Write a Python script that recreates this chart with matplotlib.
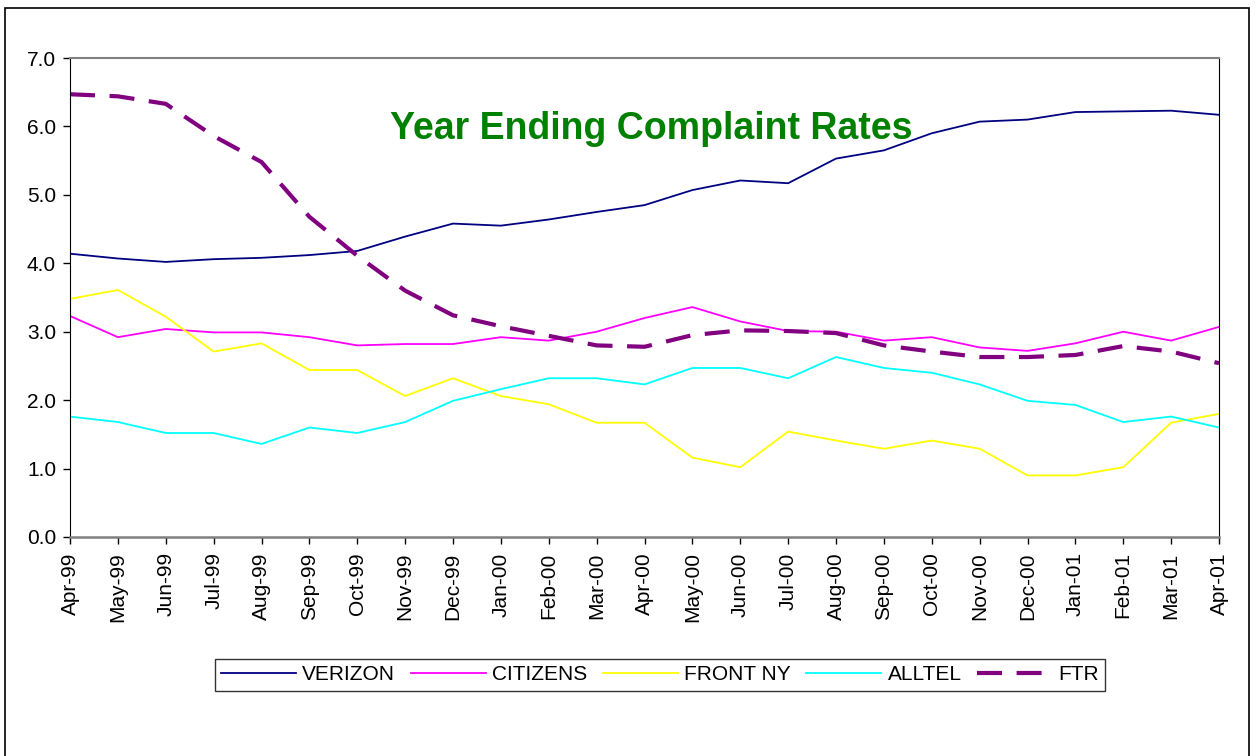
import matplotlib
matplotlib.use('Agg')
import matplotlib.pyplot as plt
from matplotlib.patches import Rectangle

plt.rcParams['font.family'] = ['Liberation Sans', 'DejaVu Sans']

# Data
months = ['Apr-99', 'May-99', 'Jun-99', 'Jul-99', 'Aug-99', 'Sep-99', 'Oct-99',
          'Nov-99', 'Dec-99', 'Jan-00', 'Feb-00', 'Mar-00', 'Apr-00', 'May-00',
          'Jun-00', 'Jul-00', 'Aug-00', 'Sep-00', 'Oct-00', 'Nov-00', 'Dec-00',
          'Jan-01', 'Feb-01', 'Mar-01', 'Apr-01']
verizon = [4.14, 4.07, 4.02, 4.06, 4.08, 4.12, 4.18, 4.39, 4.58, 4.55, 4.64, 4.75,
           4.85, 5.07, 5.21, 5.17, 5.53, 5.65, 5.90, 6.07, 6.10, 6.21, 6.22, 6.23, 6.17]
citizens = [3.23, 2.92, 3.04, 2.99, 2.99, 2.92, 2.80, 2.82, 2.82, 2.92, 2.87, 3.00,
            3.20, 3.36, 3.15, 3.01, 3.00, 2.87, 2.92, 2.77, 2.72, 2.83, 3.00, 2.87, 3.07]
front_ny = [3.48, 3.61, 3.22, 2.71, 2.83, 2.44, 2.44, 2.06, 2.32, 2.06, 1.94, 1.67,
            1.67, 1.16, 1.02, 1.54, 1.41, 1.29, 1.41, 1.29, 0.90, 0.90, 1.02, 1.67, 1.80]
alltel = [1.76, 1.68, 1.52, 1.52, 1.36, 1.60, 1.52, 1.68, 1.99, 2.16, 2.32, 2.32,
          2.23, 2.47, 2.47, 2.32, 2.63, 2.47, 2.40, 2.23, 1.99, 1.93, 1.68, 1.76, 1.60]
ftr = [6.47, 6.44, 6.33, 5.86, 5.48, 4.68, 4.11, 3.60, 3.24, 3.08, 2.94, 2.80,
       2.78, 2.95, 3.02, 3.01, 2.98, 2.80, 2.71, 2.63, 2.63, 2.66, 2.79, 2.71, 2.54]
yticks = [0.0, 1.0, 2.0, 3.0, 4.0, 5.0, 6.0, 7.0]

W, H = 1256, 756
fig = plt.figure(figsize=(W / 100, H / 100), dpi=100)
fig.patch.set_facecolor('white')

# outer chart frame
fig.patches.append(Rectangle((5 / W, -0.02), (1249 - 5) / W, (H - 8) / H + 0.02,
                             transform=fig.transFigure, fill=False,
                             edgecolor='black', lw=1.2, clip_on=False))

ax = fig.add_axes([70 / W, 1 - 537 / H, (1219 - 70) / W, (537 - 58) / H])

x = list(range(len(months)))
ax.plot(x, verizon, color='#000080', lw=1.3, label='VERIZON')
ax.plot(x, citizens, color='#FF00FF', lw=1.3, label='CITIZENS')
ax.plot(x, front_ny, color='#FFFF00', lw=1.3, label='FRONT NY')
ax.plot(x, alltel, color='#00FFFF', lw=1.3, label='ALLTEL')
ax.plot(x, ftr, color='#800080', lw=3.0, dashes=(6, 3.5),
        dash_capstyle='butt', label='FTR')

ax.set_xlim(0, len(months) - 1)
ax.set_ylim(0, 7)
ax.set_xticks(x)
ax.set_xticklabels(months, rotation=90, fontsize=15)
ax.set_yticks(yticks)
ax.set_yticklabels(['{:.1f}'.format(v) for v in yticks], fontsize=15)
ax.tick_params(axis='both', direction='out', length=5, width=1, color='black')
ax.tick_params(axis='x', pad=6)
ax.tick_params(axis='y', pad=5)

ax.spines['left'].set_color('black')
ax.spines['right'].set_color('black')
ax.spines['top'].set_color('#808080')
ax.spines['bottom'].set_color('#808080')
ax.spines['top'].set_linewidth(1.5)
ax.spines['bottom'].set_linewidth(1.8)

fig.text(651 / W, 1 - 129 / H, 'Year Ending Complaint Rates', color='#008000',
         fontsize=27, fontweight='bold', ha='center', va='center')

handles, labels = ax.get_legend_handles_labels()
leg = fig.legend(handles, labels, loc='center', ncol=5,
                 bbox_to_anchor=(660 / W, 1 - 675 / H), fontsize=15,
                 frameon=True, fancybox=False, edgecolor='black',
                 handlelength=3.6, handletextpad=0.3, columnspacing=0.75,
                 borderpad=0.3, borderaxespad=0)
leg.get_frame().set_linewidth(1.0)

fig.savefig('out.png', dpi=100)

(TO DO): Restate the data word for word from its first line through the line with "ax = fig.add_axes([70", leaving out any picture along the way.

(EXERCISE RESPONSE):
Write a Python script that recreates this chart with matplotlib.
import matplotlib
matplotlib.use('Agg')
import matplotlib.pyplot as plt
from matplotlib.patches import Rectangle

plt.rcParams['font.family'] = ['Liberation Sans', 'DejaVu Sans']

# Data
months = ['Apr-99', 'May-99', 'Jun-99', 'Jul-99', 'Aug-99', 'Sep-99', 'Oct-99',
          'Nov-99', 'Dec-99', 'Jan-00', 'Feb-00', 'Mar-00', 'Apr-00', 'May-00',
          'Jun-00', 'Jul-00', 'Aug-00', 'Sep-00', 'Oct-00', 'Nov-00', 'Dec-00',
          'Jan-01', 'Feb-01', 'Mar-01', 'Apr-01']
verizon = [4.14, 4.07, 4.02, 4.06, 4.08, 4.12, 4.18, 4.39, 4.58, 4.55, 4.64, 4.75,
           4.85, 5.07, 5.21, 5.17, 5.53, 5.65, 5.90, 6.07, 6.10, 6.21, 6.22, 6.23, 6.17]
citizens = [3.23, 2.92, 3.04, 2.99, 2.99, 2.92, 2.80, 2.82, 2.82, 2.92, 2.87, 3.00,
            3.20, 3.36, 3.15, 3.01, 3.00, 2.87, 2.92, 2.77, 2.72, 2.83, 3.00, 2.87, 3.07]
front_ny = [3.48, 3.61, 3.22, 2.71, 2.83, 2.44, 2.44, 2.06, 2.32, 2.06, 1.94, 1.67,
            1.67, 1.16, 1.02, 1.54, 1.41, 1.29, 1.41, 1.29, 0.90, 0.90, 1.02, 1.67, 1.80]
alltel = [1.76, 1.68, 1.52, 1.52, 1.36, 1.60, 1.52, 1.68, 1.99, 2.16, 2.32, 2.32,
          2.23, 2.47, 2.47, 2.32, 2.63, 2.47, 2.40, 2.23, 1.99, 1.93, 1.68, 1.76, 1.60]
ftr = [6.47, 6.44, 6.33, 5.86, 5.48, 4.68, 4.11, 3.60, 3.24, 3.08, 2.94, 2.80,
       2.78, 2.95, 3.02, 3.01, 2.98, 2.80, 2.71, 2.63, 2.63, 2.66, 2.79, 2.71, 2.54]
yticks = [0.0, 1.0, 2.0, 3.0, 4.0, 5.0, 6.0, 7.0]

W, H = 1256, 756
fig = plt.figure(figsize=(W / 100, H / 100), dpi=100)
fig.patch.set_facecolor('white')

# outer chart frame
fig.patches.append(Rectangle((5 / W, -0.02), (1249 - 5) / W, (H - 8) / H + 0.02,
                             transform=fig.transFigure, fill=False,
                             edgecolor='black', lw=1.2, clip_on=False))

ax = fig.add_axes([70 / W, 1 - 537 / H, (1219 - 70) / W, (537 - 58) / H])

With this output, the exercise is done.